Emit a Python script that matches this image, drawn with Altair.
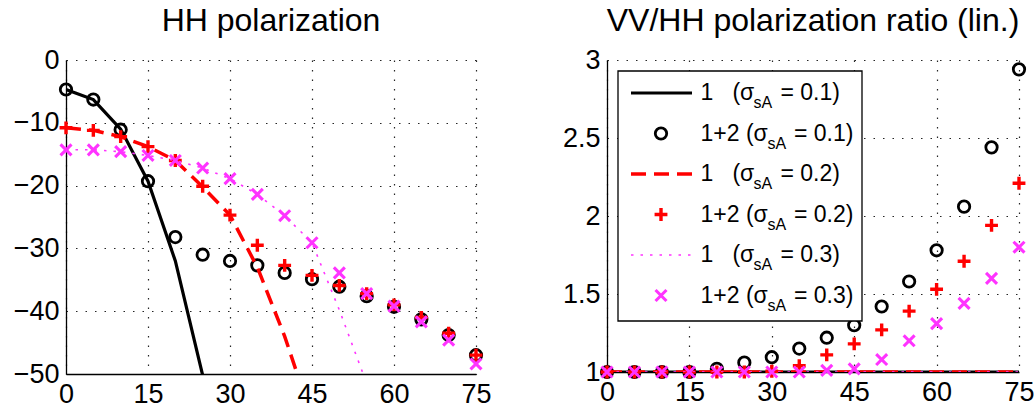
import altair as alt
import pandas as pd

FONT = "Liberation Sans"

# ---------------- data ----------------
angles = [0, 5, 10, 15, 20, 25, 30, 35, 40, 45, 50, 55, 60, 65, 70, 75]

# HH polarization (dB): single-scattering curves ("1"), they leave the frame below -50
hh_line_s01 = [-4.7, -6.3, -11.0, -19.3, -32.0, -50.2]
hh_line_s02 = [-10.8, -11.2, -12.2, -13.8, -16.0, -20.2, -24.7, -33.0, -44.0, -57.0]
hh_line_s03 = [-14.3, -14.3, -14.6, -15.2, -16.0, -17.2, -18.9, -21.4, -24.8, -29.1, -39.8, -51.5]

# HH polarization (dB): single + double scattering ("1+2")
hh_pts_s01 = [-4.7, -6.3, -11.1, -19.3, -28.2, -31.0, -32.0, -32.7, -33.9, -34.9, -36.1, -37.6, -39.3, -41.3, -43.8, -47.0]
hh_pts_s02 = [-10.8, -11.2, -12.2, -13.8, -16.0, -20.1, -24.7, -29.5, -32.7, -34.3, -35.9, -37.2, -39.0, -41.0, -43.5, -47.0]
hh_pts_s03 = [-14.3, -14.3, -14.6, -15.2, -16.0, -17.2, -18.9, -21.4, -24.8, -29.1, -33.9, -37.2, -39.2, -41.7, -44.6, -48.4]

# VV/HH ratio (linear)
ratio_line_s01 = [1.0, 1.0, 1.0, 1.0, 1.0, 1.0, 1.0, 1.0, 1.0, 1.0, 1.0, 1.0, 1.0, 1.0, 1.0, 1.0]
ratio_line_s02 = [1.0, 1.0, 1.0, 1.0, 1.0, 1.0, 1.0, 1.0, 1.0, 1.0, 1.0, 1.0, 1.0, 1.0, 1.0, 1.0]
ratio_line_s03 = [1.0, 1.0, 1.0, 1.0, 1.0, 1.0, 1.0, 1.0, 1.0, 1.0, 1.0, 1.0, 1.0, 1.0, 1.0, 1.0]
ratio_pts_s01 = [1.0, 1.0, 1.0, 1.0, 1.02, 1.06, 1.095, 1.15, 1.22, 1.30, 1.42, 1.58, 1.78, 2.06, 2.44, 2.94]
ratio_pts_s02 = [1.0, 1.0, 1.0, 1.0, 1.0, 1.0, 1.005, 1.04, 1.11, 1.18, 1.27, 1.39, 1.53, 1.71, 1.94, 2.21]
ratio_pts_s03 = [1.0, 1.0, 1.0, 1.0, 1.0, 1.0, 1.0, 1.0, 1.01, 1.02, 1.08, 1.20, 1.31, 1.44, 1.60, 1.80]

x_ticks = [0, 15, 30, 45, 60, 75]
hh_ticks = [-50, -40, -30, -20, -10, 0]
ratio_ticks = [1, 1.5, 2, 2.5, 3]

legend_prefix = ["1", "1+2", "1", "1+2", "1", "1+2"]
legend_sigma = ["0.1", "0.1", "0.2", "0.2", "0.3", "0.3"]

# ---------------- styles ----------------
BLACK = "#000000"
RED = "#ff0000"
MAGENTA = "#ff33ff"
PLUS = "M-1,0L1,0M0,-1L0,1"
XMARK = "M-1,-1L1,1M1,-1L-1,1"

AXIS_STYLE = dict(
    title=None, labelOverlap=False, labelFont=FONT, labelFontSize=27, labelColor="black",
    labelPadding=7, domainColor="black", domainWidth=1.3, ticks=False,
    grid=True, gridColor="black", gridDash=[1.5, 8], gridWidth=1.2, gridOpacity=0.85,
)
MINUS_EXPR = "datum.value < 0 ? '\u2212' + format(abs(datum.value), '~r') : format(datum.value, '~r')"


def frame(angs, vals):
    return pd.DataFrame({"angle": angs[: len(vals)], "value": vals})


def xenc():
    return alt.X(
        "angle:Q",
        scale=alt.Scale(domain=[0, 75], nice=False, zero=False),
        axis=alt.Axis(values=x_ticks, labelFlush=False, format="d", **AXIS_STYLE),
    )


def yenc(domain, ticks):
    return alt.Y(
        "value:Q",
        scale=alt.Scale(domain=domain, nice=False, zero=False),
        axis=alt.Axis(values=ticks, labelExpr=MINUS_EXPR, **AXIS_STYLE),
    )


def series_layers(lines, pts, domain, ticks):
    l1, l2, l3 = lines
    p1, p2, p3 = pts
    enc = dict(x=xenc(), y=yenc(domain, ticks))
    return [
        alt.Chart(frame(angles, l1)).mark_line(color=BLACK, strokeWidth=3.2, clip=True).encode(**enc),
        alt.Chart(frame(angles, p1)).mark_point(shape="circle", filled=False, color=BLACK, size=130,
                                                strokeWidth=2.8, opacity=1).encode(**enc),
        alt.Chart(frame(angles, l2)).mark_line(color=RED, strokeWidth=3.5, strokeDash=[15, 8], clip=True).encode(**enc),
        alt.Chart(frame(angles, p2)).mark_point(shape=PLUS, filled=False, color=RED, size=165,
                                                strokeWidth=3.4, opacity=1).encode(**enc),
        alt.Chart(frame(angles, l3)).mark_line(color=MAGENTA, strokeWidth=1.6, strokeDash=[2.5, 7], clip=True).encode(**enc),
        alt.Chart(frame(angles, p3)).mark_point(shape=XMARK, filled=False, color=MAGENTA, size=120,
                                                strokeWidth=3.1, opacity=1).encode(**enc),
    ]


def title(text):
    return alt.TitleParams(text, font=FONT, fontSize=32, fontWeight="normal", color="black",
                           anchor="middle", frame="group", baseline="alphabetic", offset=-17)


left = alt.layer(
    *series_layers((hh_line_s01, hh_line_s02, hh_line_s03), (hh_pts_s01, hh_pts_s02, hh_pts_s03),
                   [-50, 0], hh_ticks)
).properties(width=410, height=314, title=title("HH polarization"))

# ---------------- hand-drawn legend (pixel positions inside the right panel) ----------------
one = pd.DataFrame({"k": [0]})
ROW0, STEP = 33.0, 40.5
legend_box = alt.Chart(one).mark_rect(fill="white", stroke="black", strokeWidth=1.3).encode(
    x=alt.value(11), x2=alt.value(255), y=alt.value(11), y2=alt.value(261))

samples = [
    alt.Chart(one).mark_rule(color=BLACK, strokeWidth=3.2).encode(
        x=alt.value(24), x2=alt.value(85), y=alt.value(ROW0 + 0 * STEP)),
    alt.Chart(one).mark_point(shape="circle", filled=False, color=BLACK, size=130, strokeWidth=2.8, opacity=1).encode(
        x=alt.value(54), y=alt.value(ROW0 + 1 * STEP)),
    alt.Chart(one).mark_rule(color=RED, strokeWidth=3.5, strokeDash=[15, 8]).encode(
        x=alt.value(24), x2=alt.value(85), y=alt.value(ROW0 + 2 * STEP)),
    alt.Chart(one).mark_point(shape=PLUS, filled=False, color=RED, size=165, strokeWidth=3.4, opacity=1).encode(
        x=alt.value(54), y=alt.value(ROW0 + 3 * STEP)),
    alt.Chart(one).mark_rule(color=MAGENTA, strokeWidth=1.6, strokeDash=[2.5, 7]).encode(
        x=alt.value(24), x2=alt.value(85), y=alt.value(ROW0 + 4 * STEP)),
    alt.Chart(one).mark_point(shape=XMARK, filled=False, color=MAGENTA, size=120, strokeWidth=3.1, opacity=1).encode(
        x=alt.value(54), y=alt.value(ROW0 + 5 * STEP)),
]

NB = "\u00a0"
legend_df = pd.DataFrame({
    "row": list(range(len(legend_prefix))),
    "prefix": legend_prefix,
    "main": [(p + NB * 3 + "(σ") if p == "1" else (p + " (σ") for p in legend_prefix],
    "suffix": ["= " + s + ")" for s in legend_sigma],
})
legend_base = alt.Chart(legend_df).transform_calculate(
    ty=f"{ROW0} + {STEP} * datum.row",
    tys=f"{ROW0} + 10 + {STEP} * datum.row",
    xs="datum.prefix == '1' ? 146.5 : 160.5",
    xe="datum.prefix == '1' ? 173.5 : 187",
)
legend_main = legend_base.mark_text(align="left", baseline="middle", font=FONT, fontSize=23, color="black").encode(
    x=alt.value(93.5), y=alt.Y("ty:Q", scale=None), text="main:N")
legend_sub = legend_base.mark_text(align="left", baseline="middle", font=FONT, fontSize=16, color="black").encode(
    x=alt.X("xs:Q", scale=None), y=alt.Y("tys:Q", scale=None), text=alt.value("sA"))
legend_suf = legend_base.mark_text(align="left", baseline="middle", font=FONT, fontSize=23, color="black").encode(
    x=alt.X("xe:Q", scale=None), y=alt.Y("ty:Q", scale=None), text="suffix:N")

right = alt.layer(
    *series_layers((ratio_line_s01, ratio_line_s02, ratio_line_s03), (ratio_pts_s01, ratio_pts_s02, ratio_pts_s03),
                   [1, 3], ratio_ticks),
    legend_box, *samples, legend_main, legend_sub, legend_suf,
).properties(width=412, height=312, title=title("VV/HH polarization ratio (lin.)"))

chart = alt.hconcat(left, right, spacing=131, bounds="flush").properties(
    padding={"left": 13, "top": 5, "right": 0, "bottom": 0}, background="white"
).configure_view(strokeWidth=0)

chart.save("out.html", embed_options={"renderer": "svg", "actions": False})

What needs to be done →
Write down every line from the opening of the listing to the line with "-29.1, -39.8, -51.5]", both included, and nothing else; the pictures are omitted.

The output →
Emit a Python script that matches this image, drawn with Altair.
import altair as alt
import pandas as pd

FONT = "Liberation Sans"

# ---------------- data ----------------
angles = [0, 5, 10, 15, 20, 25, 30, 35, 40, 45, 50, 55, 60, 65, 70, 75]

# HH polarization (dB): single-scattering curves ("1"), they leave the frame below -50
hh_line_s01 = [-4.7, -6.3, -11.0, -19.3, -32.0, -50.2]
hh_line_s02 = [-10.8, -11.2, -12.2, -13.8, -16.0, -20.2, -24.7, -33.0, -44.0, -57.0]
hh_line_s03 = [-14.3, -14.3, -14.6, -15.2, -16.0, -17.2, -18.9, -21.4, -24.8, -29.1, -39.8, -51.5]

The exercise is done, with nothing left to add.